* Start GIVEN INFORMATION *

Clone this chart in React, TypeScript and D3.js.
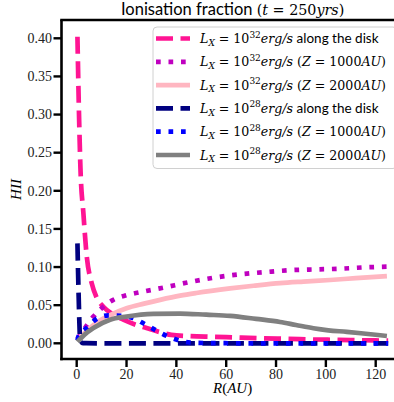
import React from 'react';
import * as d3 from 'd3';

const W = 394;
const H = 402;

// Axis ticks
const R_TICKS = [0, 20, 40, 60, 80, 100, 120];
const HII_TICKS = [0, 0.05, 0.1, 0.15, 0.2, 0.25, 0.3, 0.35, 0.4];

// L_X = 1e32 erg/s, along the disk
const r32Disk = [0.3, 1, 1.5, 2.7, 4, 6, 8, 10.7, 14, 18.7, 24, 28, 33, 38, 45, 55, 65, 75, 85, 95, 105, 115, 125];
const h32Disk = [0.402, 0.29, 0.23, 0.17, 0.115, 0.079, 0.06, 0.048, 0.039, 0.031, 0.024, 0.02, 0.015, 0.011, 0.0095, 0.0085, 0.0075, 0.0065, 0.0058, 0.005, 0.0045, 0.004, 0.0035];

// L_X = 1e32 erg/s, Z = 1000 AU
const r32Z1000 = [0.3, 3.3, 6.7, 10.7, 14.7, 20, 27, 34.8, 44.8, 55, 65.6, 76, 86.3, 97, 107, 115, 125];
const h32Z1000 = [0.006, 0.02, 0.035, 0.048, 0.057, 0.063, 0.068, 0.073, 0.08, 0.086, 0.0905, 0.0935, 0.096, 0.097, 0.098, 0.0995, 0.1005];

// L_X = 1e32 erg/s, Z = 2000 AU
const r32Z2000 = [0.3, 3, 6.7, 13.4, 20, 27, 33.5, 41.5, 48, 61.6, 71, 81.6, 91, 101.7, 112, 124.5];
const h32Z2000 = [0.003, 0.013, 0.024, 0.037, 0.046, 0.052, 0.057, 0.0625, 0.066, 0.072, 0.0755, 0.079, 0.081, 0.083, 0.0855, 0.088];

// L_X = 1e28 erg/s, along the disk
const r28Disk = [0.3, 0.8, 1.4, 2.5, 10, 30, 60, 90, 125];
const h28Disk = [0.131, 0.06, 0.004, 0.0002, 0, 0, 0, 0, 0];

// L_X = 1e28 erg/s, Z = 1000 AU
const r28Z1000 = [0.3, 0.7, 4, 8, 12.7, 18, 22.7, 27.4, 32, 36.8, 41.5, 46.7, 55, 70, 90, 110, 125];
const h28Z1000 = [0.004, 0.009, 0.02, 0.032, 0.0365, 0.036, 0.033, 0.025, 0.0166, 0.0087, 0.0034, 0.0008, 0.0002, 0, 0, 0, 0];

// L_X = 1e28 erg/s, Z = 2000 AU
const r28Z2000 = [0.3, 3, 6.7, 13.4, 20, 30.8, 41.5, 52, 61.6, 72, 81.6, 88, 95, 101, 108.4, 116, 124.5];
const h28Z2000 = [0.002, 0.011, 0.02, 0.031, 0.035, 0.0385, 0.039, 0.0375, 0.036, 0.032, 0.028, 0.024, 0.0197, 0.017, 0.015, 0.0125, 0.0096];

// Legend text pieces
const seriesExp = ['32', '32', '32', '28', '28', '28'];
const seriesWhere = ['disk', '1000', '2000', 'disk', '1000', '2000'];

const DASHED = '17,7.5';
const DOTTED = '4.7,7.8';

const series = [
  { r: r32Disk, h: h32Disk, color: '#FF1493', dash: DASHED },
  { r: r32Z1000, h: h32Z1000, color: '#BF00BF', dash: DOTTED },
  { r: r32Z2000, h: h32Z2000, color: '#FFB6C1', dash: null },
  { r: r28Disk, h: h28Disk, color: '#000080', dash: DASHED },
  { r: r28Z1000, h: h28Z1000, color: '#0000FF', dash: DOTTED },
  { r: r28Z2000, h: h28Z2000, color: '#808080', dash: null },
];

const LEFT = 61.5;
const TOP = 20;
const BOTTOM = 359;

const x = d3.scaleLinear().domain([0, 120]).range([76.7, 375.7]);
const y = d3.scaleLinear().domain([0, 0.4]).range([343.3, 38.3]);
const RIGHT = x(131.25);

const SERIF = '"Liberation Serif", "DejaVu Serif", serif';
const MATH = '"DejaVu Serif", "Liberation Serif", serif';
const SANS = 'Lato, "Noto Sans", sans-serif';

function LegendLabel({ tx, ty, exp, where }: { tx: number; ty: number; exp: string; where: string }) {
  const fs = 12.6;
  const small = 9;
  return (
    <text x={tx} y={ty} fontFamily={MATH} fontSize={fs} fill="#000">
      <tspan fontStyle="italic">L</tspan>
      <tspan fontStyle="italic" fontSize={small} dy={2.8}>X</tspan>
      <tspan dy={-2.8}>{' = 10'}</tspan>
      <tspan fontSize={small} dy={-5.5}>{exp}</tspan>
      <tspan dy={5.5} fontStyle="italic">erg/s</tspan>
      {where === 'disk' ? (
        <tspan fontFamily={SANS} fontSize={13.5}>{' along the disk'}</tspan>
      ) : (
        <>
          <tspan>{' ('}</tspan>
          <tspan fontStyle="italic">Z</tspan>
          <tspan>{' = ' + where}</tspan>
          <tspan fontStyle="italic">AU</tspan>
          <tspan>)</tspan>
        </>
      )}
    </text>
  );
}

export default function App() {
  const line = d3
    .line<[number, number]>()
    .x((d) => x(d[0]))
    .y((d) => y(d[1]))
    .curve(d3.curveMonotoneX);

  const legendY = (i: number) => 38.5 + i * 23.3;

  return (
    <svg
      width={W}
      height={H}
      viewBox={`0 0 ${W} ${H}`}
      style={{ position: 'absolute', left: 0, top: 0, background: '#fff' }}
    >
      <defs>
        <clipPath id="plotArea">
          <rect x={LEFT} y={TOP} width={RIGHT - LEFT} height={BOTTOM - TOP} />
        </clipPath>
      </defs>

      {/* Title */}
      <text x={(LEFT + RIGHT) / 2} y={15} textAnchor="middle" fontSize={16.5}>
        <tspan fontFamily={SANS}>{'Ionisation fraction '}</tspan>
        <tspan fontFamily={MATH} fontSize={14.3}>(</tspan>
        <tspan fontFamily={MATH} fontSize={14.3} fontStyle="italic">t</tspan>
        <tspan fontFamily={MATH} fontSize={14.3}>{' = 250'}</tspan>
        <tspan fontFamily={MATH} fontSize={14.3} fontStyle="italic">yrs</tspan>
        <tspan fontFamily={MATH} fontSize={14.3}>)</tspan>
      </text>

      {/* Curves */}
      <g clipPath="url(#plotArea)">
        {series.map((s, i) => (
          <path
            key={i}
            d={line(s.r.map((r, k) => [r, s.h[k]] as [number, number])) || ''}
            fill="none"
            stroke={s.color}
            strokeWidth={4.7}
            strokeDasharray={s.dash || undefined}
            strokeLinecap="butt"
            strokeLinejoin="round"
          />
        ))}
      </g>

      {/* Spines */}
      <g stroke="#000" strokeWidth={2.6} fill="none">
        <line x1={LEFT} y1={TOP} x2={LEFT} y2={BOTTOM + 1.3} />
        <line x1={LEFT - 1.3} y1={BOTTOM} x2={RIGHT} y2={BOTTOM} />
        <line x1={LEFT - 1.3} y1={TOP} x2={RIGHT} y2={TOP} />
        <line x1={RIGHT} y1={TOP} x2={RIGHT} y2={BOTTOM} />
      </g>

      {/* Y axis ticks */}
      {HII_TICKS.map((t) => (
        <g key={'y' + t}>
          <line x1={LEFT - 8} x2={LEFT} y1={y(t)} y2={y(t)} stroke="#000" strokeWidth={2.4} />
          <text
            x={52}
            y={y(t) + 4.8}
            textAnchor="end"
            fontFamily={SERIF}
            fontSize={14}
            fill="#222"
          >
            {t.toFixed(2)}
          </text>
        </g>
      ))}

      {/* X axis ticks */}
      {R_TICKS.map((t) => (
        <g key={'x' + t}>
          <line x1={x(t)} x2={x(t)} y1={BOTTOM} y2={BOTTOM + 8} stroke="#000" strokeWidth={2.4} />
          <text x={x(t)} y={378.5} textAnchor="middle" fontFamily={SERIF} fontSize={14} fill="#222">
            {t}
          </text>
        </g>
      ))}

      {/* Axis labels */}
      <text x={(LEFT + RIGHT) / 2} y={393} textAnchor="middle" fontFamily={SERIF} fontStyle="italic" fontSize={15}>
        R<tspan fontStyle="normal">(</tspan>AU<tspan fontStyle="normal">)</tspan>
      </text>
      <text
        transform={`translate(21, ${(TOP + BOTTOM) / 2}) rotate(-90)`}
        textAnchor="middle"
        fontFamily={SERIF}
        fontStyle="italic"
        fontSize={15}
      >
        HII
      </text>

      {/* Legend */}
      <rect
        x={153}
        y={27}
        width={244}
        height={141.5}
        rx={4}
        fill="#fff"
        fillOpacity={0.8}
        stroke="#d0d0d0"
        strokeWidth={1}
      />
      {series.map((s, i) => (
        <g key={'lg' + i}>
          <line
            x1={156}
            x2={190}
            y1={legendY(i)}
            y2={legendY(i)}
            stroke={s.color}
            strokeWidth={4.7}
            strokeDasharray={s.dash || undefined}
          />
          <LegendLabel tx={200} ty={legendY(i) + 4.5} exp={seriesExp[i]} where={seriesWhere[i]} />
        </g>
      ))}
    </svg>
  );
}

* End GIVEN INFORMATION *

▶ _EXERCISE DESCRIPTION_: Everything from the first line of the listing above through the line that contains "0.015, 0.0125, 0.0096];" is to be restated word for word, minus the pictures.

▶ _SOLUTION FOR THIS TASK_:
Clone this chart in React, TypeScript and D3.js.
import React from 'react';
import * as d3 from 'd3';

const W = 394;
const H = 402;

// Axis ticks
const R_TICKS = [0, 20, 40, 60, 80, 100, 120];
const HII_TICKS = [0, 0.05, 0.1, 0.15, 0.2, 0.25, 0.3, 0.35, 0.4];

// L_X = 1e32 erg/s, along the disk
const r32Disk = [0.3, 1, 1.5, 2.7, 4, 6, 8, 10.7, 14, 18.7, 24, 28, 33, 38, 45, 55, 65, 75, 85, 95, 105, 115, 125];
const h32Disk = [0.402, 0.29, 0.23, 0.17, 0.115, 0.079, 0.06, 0.048, 0.039, 0.031, 0.024, 0.02, 0.015, 0.011, 0.0095, 0.0085, 0.0075, 0.0065, 0.0058, 0.005, 0.0045, 0.004, 0.0035];

// L_X = 1e32 erg/s, Z = 1000 AU
const r32Z1000 = [0.3, 3.3, 6.7, 10.7, 14.7, 20, 27, 34.8, 44.8, 55, 65.6, 76, 86.3, 97, 107, 115, 125];
const h32Z1000 = [0.006, 0.02, 0.035, 0.048, 0.057, 0.063, 0.068, 0.073, 0.08, 0.086, 0.0905, 0.0935, 0.096, 0.097, 0.098, 0.0995, 0.1005];

// L_X = 1e32 erg/s, Z = 2000 AU
const r32Z2000 = [0.3, 3, 6.7, 13.4, 20, 27, 33.5, 41.5, 48, 61.6, 71, 81.6, 91, 101.7, 112, 124.5];
const h32Z2000 = [0.003, 0.013, 0.024, 0.037, 0.046, 0.052, 0.057, 0.0625, 0.066, 0.072, 0.0755, 0.079, 0.081, 0.083, 0.0855, 0.088];

// L_X = 1e28 erg/s, along the disk
const r28Disk = [0.3, 0.8, 1.4, 2.5, 10, 30, 60, 90, 125];
const h28Disk = [0.131, 0.06, 0.004, 0.0002, 0, 0, 0, 0, 0];

// L_X = 1e28 erg/s, Z = 1000 AU
const r28Z1000 = [0.3, 0.7, 4, 8, 12.7, 18, 22.7, 27.4, 32, 36.8, 41.5, 46.7, 55, 70, 90, 110, 125];
const h28Z1000 = [0.004, 0.009, 0.02, 0.032, 0.0365, 0.036, 0.033, 0.025, 0.0166, 0.0087, 0.0034, 0.0008, 0.0002, 0, 0, 0, 0];

// L_X = 1e28 erg/s, Z = 2000 AU
const r28Z2000 = [0.3, 3, 6.7, 13.4, 20, 30.8, 41.5, 52, 61.6, 72, 81.6, 88, 95, 101, 108.4, 116, 124.5];
const h28Z2000 = [0.002, 0.011, 0.02, 0.031, 0.035, 0.0385, 0.039, 0.0375, 0.036, 0.032, 0.028, 0.024, 0.0197, 0.017, 0.015, 0.0125, 0.0096];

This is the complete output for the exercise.